**Given data**.

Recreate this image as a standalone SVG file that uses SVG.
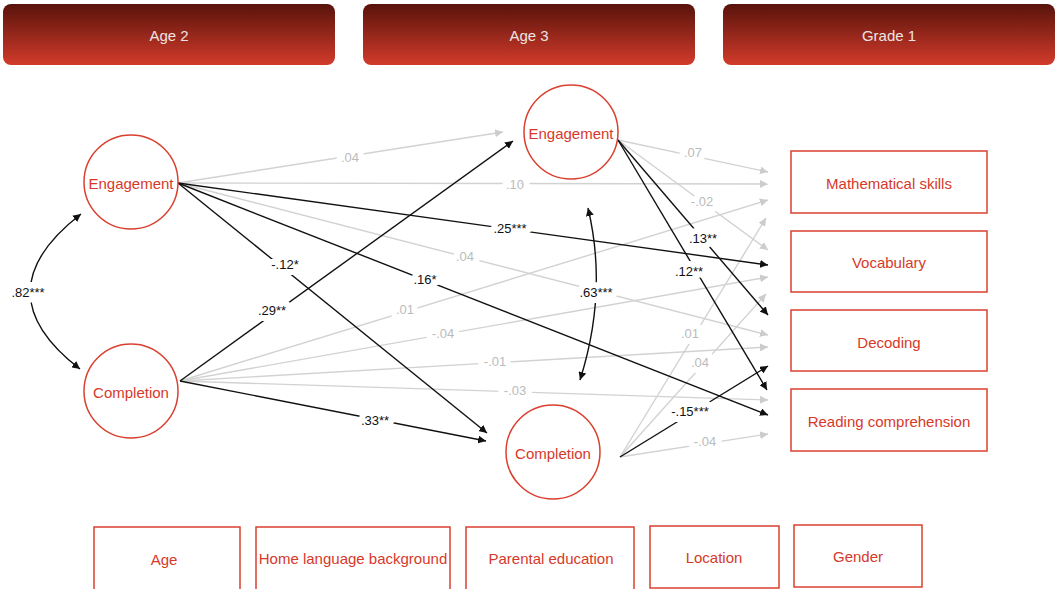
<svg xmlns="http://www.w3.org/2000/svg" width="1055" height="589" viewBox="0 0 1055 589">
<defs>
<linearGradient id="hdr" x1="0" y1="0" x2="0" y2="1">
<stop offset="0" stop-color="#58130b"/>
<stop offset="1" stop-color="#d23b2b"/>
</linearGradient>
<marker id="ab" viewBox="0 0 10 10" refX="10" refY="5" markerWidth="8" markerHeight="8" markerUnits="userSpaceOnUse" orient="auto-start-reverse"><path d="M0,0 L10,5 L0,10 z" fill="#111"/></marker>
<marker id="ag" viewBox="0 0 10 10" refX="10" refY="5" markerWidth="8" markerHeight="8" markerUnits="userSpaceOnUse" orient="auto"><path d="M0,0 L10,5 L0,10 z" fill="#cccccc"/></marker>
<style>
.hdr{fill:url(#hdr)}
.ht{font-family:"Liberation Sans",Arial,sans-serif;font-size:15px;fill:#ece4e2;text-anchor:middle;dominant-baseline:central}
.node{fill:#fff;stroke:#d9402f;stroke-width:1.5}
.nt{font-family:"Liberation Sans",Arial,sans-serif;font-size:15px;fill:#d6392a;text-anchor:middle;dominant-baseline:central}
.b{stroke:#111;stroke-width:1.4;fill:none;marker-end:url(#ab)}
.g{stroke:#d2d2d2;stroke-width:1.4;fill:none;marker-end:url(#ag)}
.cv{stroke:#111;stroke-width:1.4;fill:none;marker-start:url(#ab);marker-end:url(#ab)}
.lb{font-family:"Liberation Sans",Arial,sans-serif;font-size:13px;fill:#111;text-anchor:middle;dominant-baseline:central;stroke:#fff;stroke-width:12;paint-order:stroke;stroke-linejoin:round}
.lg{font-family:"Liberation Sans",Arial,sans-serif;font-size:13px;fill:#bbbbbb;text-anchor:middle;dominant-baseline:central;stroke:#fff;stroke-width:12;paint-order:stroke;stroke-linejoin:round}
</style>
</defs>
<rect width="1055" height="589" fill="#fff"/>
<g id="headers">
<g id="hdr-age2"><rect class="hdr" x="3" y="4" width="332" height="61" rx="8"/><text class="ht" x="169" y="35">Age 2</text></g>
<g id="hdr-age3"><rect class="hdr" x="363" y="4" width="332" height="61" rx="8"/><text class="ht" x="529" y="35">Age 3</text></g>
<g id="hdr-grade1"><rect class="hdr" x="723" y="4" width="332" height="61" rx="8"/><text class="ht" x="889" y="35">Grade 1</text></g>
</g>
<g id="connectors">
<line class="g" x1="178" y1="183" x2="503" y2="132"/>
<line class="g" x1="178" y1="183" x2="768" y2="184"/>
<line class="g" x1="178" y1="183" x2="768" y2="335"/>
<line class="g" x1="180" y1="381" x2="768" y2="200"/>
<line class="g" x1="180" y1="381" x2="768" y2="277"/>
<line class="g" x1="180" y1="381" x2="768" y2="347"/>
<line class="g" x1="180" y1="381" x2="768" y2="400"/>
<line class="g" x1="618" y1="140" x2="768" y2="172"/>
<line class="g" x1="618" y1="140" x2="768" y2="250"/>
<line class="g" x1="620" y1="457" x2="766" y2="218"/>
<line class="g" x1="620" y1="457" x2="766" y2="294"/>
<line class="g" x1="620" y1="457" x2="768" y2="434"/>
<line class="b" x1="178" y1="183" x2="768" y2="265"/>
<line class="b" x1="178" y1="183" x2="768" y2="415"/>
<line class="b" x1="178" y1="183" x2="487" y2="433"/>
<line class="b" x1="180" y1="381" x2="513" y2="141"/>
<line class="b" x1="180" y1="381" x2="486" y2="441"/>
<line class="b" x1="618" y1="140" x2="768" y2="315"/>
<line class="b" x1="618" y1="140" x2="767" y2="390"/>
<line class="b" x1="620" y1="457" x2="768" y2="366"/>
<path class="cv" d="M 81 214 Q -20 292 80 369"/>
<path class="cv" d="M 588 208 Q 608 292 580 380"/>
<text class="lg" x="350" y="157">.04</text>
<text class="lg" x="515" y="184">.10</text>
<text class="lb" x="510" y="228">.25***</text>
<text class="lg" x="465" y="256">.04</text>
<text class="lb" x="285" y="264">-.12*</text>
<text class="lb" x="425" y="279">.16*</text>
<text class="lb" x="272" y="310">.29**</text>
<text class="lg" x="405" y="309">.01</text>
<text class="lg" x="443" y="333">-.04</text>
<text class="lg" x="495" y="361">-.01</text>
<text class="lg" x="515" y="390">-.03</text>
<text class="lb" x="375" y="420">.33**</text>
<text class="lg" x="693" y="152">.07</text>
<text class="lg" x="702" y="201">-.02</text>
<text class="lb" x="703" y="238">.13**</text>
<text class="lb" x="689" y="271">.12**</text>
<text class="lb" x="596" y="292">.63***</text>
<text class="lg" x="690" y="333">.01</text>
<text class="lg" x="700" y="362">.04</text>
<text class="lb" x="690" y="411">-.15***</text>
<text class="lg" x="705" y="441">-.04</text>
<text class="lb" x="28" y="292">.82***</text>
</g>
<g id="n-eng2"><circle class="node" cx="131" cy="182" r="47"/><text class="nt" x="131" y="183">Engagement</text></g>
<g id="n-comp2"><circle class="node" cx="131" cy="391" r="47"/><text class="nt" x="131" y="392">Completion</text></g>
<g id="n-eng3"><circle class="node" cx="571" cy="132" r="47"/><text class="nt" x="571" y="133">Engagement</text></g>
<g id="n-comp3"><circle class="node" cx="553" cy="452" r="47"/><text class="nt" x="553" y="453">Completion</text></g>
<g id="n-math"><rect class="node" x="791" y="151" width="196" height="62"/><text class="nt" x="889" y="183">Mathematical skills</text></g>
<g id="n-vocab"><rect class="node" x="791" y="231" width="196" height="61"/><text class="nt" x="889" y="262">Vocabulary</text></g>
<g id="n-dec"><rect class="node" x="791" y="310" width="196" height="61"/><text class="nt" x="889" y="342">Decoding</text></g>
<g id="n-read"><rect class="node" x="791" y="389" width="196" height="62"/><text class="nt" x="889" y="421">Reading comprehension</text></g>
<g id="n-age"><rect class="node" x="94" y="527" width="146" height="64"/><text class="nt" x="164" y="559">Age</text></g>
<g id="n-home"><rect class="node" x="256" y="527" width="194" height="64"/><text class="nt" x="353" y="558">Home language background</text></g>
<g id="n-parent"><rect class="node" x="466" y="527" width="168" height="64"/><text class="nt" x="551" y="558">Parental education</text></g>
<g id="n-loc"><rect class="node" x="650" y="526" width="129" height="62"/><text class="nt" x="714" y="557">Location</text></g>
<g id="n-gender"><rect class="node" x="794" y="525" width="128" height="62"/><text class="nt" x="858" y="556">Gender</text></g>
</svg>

**Task to carry out**.
Reproduce the material word for word, minus the images.

**Expected output**.
Recreate this image as a standalone SVG file that uses SVG.
<svg xmlns="http://www.w3.org/2000/svg" width="1055" height="589" viewBox="0 0 1055 589">
<defs>
<linearGradient id="hdr" x1="0" y1="0" x2="0" y2="1">
<stop offset="0" stop-color="#58130b"/>
<stop offset="1" stop-color="#d23b2b"/>
</linearGradient>
<marker id="ab" viewBox="0 0 10 10" refX="10" refY="5" markerWidth="8" markerHeight="8" markerUnits="userSpaceOnUse" orient="auto-start-reverse"><path d="M0,0 L10,5 L0,10 z" fill="#111"/></marker>
<marker id="ag" viewBox="0 0 10 10" refX="10" refY="5" markerWidth="8" markerHeight="8" markerUnits="userSpaceOnUse" orient="auto"><path d="M0,0 L10,5 L0,10 z" fill="#cccccc"/></marker>
<style>
.hdr{fill:url(#hdr)}
.ht{font-family:"Liberation Sans",Arial,sans-serif;font-size:15px;fill:#ece4e2;text-anchor:middle;dominant-baseline:central}
.node{fill:#fff;stroke:#d9402f;stroke-width:1.5}
.nt{font-family:"Liberation Sans",Arial,sans-serif;font-size:15px;fill:#d6392a;text-anchor:middle;dominant-baseline:central}
.b{stroke:#111;stroke-width:1.4;fill:none;marker-end:url(#ab)}
.g{stroke:#d2d2d2;stroke-width:1.4;fill:none;marker-end:url(#ag)}
.cv{stroke:#111;stroke-width:1.4;fill:none;marker-start:url(#ab);marker-end:url(#ab)}
.lb{font-family:"Liberation Sans",Arial,sans-serif;font-size:13px;fill:#111;text-anchor:middle;dominant-baseline:central;stroke:#fff;stroke-width:12;paint-order:stroke;stroke-linejoin:round}
.lg{font-family:"Liberation Sans",Arial,sans-serif;font-size:13px;fill:#bbbbbb;text-anchor:middle;dominant-baseline:central;stroke:#fff;stroke-width:12;paint-order:stroke;stroke-linejoin:round}
</style>
</defs>
<rect width="1055" height="589" fill="#fff"/>
<g id="headers">
<g id="hdr-age2"><rect class="hdr" x="3" y="4" width="332" height="61" rx="8"/><text class="ht" x="169" y="35">Age 2</text></g>
<g id="hdr-age3"><rect class="hdr" x="363" y="4" width="332" height="61" rx="8"/><text class="ht" x="529" y="35">Age 3</text></g>
<g id="hdr-grade1"><rect class="hdr" x="723" y="4" width="332" height="61" rx="8"/><text class="ht" x="889" y="35">Grade 1</text></g>
</g>
<g id="connectors">
<line class="g" x1="178" y1="183" x2="503" y2="132"/>
<line class="g" x1="178" y1="183" x2="768" y2="184"/>
<line class="g" x1="178" y1="183" x2="768" y2="335"/>
<line class="g" x1="180" y1="381" x2="768" y2="200"/>
<line class="g" x1="180" y1="381" x2="768" y2="277"/>
<line class="g" x1="180" y1="381" x2="768" y2="347"/>
<line class="g" x1="180" y1="381" x2="768" y2="400"/>
<line class="g" x1="618" y1="140" x2="768" y2="172"/>
<line class="g" x1="618" y1="140" x2="768" y2="250"/>
<line class="g" x1="620" y1="457" x2="766" y2="218"/>
<line class="g" x1="620" y1="457" x2="766" y2="294"/>
<line class="g" x1="620" y1="457" x2="768" y2="434"/>
<line class="b" x1="178" y1="183" x2="768" y2="265"/>
<line class="b" x1="178" y1="183" x2="768" y2="415"/>
<line class="b" x1="178" y1="183" x2="487" y2="433"/>
<line class="b" x1="180" y1="381" x2="513" y2="141"/>
<line class="b" x1="180" y1="381" x2="486" y2="441"/>
<line class="b" x1="618" y1="140" x2="768" y2="315"/>
<line class="b" x1="618" y1="140" x2="767" y2="390"/>
<line class="b" x1="620" y1="457" x2="768" y2="366"/>
<path class="cv" d="M 81 214 Q -20 292 80 369"/>
<path class="cv" d="M 588 208 Q 608 292 580 380"/>
<text class="lg" x="350" y="157">.04</text>
<text class="lg" x="515" y="184">.10</text>
<text class="lb" x="510" y="228">.25***</text>
<text class="lg" x="465" y="256">.04</text>
<text class="lb" x="285" y="264">-.12*</text>
<text class="lb" x="425" y="279">.16*</text>
<text class="lb" x="272" y="310">.29**</text>
<text class="lg" x="405" y="309">.01</text>
<text class="lg" x="443" y="333">-.04</text>
<text class="lg" x="495" y="361">-.01</text>
<text class="lg" x="515" y="390">-.03</text>
<text class="lb" x="375" y="420">.33**</text>
<text class="lg" x="693" y="152">.07</text>
<text class="lg" x="702" y="201">-.02</text>
<text class="lb" x="703" y="238">.13**</text>
<text class="lb" x="689" y="271">.12**</text>
<text class="lb" x="596" y="292">.63***</text>
<text class="lg" x="690" y="333">.01</text>
<text class="lg" x="700" y="362">.04</text>
<text class="lb" x="690" y="411">-.15***</text>
<text class="lg" x="705" y="441">-.04</text>
<text class="lb" x="28" y="292">.82***</text>
</g>
<g id="n-eng2"><circle class="node" cx="131" cy="182" r="47"/><text class="nt" x="131" y="183">Engagement</text></g>
<g id="n-comp2"><circle class="node" cx="131" cy="391" r="47"/><text class="nt" x="131" y="392">Completion</text></g>
<g id="n-eng3"><circle class="node" cx="571" cy="132" r="47"/><text class="nt" x="571" y="133">Engagement</text></g>
<g id="n-comp3"><circle class="node" cx="553" cy="452" r="47"/><text class="nt" x="553" y="453">Completion</text></g>
<g id="n-math"><rect class="node" x="791" y="151" width="196" height="62"/><text class="nt" x="889" y="183">Mathematical skills</text></g>
<g id="n-vocab"><rect class="node" x="791" y="231" width="196" height="61"/><text class="nt" x="889" y="262">Vocabulary</text></g>
<g id="n-dec"><rect class="node" x="791" y="310" width="196" height="61"/><text class="nt" x="889" y="342">Decoding</text></g>
<g id="n-read"><rect class="node" x="791" y="389" width="196" height="62"/><text class="nt" x="889" y="421">Reading comprehension</text></g>
<g id="n-age"><rect class="node" x="94" y="527" width="146" height="64"/><text class="nt" x="164" y="559">Age</text></g>
<g id="n-home"><rect class="node" x="256" y="527" width="194" height="64"/><text class="nt" x="353" y="558">Home language background</text></g>
<g id="n-parent"><rect class="node" x="466" y="527" width="168" height="64"/><text class="nt" x="551" y="558">Parental education</text></g>
<g id="n-loc"><rect class="node" x="650" y="526" width="129" height="62"/><text class="nt" x="714" y="557">Location</text></g>
<g id="n-gender"><rect class="node" x="794" y="525" width="128" height="62"/><text class="nt" x="858" y="556">Gender</text></g>
</svg>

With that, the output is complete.